------ Extracted data

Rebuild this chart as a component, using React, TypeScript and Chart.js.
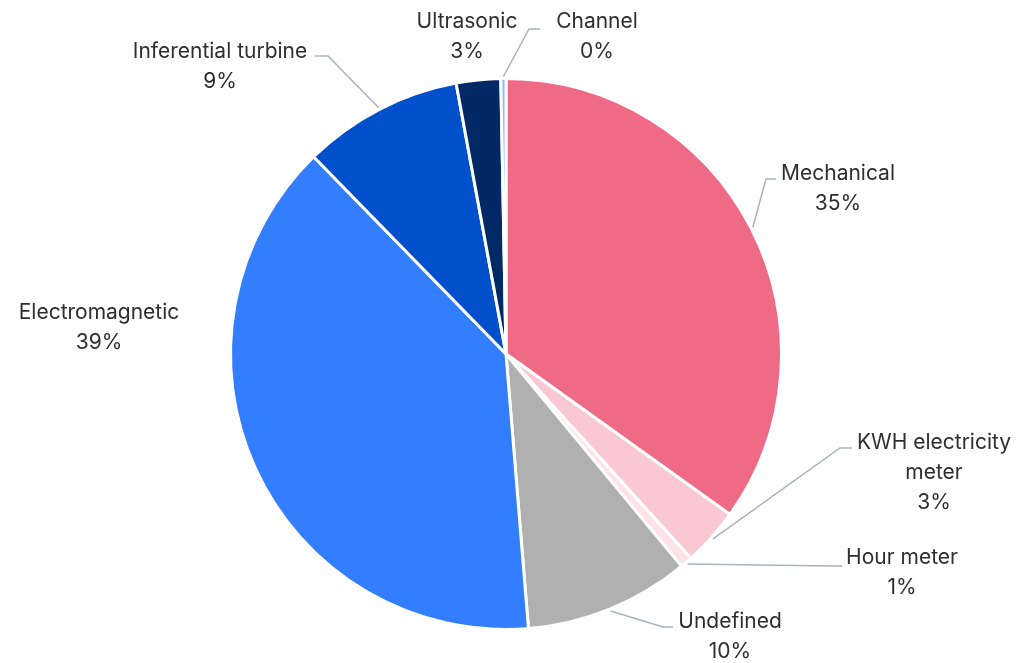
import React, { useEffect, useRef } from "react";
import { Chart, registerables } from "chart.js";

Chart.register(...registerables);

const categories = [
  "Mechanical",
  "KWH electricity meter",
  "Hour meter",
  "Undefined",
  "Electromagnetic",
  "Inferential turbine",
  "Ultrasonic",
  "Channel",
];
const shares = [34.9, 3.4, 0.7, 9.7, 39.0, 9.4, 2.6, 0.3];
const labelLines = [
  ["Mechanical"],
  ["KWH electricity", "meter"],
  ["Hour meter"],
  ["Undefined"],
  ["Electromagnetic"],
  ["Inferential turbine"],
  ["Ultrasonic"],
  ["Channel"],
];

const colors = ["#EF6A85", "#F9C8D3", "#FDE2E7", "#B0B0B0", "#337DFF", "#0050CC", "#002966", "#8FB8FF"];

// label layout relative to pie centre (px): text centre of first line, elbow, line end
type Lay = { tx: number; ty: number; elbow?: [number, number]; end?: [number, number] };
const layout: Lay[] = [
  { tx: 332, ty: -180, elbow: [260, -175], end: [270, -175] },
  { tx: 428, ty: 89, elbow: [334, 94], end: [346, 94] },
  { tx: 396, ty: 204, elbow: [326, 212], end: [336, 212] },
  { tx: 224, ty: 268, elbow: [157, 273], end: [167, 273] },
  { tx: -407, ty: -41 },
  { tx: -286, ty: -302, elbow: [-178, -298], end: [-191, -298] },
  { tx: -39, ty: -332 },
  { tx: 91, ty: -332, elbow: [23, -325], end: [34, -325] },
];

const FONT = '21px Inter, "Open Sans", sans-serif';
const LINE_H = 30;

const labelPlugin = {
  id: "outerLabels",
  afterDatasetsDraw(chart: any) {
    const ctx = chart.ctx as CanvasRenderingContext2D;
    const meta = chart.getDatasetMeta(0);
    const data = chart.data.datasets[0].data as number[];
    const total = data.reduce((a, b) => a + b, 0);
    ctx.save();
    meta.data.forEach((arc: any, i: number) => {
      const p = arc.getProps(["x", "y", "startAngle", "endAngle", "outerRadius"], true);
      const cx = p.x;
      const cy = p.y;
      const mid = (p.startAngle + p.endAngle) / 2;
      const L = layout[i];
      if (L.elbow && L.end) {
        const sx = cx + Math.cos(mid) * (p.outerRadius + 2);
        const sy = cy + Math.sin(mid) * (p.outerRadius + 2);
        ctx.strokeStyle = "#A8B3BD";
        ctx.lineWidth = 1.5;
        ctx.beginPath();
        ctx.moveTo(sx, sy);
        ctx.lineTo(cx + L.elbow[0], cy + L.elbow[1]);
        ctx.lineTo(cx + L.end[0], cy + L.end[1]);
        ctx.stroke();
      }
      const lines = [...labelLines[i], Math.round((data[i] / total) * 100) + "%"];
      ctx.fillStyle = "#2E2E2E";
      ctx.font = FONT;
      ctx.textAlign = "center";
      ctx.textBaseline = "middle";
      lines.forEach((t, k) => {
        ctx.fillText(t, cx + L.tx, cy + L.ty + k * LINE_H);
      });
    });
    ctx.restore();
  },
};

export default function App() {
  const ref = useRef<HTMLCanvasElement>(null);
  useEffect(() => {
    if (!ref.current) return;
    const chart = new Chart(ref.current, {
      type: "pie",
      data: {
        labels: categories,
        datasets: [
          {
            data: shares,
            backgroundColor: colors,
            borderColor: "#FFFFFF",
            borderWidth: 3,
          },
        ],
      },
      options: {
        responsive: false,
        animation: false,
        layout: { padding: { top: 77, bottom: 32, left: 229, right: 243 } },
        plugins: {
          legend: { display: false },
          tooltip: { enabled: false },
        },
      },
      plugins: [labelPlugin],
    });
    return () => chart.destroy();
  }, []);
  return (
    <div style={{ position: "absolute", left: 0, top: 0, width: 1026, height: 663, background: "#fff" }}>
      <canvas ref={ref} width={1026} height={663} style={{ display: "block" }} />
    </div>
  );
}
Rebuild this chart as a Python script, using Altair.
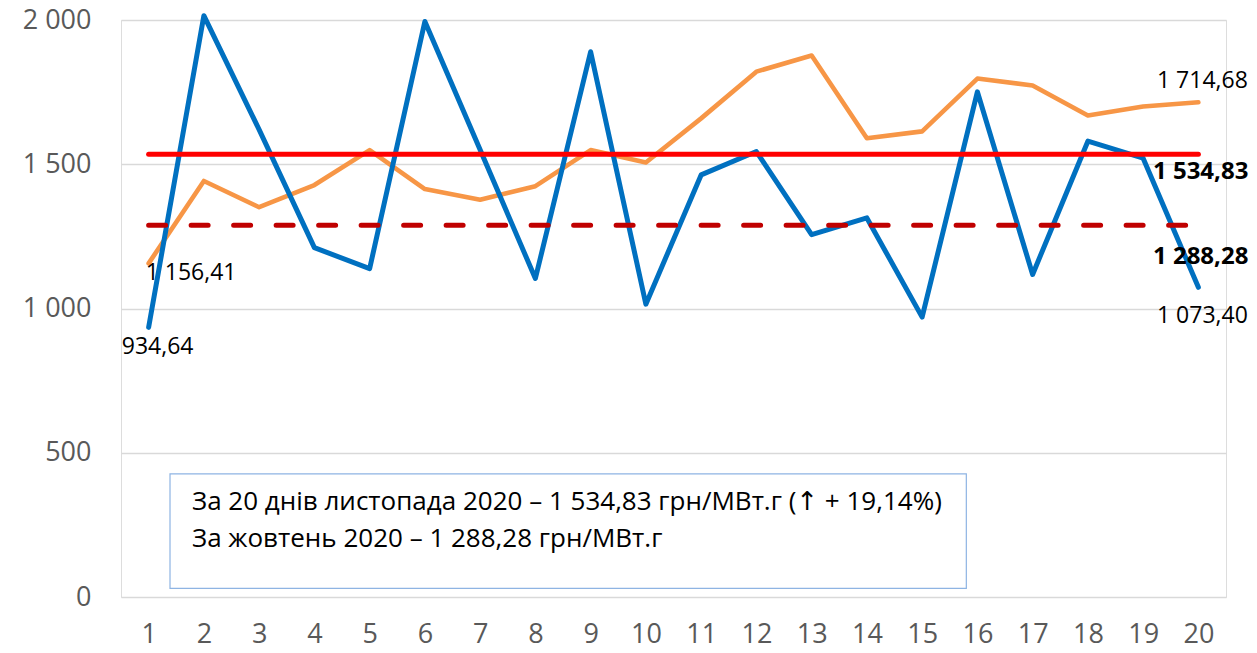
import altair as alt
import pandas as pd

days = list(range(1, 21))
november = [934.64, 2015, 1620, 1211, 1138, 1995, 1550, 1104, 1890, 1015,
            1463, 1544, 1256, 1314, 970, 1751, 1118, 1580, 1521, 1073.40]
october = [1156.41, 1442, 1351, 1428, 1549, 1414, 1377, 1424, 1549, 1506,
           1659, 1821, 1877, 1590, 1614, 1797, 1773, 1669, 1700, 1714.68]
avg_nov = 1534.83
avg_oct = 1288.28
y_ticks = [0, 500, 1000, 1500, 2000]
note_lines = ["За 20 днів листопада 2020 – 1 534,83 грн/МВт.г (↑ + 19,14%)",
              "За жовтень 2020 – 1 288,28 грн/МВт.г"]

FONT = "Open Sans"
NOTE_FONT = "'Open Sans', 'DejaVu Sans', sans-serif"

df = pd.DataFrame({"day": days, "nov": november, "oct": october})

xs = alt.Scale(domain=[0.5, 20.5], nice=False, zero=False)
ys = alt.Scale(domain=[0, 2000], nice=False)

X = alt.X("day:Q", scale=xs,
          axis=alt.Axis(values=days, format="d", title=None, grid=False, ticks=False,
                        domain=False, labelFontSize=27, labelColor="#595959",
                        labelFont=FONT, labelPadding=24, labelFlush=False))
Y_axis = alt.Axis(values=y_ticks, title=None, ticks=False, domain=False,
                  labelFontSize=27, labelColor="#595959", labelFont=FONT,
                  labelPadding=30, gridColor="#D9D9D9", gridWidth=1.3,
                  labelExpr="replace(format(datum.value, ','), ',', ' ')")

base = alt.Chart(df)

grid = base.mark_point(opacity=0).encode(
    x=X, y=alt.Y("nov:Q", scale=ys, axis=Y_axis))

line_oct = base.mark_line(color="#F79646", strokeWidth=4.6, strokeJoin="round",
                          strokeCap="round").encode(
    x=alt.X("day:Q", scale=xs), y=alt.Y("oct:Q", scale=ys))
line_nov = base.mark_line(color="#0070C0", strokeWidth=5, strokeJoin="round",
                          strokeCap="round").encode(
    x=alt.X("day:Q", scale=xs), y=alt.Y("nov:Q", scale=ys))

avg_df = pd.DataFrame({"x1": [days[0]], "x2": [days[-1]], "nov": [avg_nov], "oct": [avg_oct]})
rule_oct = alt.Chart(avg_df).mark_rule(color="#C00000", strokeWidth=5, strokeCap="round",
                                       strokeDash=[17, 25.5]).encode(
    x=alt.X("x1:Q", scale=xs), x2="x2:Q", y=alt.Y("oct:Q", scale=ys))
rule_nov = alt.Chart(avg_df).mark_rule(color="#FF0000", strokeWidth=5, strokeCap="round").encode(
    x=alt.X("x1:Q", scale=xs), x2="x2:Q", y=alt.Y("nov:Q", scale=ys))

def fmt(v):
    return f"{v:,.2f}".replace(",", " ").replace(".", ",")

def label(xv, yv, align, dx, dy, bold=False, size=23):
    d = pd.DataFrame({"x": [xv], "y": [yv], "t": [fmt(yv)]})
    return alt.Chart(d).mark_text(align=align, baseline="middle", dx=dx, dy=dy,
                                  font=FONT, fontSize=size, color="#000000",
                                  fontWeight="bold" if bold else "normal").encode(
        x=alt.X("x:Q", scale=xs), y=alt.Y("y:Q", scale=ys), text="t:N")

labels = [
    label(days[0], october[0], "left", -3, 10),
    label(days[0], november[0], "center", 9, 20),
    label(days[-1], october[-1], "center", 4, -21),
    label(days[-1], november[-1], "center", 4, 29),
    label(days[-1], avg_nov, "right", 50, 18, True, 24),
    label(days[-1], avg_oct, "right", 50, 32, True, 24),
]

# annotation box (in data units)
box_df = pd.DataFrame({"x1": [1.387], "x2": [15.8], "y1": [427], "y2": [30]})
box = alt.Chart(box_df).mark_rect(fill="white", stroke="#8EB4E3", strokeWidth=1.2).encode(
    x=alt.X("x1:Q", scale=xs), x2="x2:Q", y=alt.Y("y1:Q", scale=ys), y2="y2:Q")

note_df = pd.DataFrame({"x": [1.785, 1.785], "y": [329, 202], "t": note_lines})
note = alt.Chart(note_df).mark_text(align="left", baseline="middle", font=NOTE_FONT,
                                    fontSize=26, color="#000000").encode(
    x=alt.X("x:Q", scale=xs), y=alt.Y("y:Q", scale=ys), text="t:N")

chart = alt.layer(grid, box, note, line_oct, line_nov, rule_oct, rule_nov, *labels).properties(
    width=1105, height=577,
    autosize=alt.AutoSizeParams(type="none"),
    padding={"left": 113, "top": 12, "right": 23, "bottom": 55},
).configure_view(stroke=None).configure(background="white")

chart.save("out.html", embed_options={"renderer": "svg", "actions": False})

------------

- **Work to complete**
Exactly as they appear, print the lines of the listing above from its first line through the line that contains "Chart.register(...registerables);", minus the pictures.

- **Response**
Rebuild this chart as a component, using React, TypeScript and Chart.js.
import React, { useEffect, useRef } from "react";
import { Chart, registerables } from "chart.js";

Chart.register(...registerables);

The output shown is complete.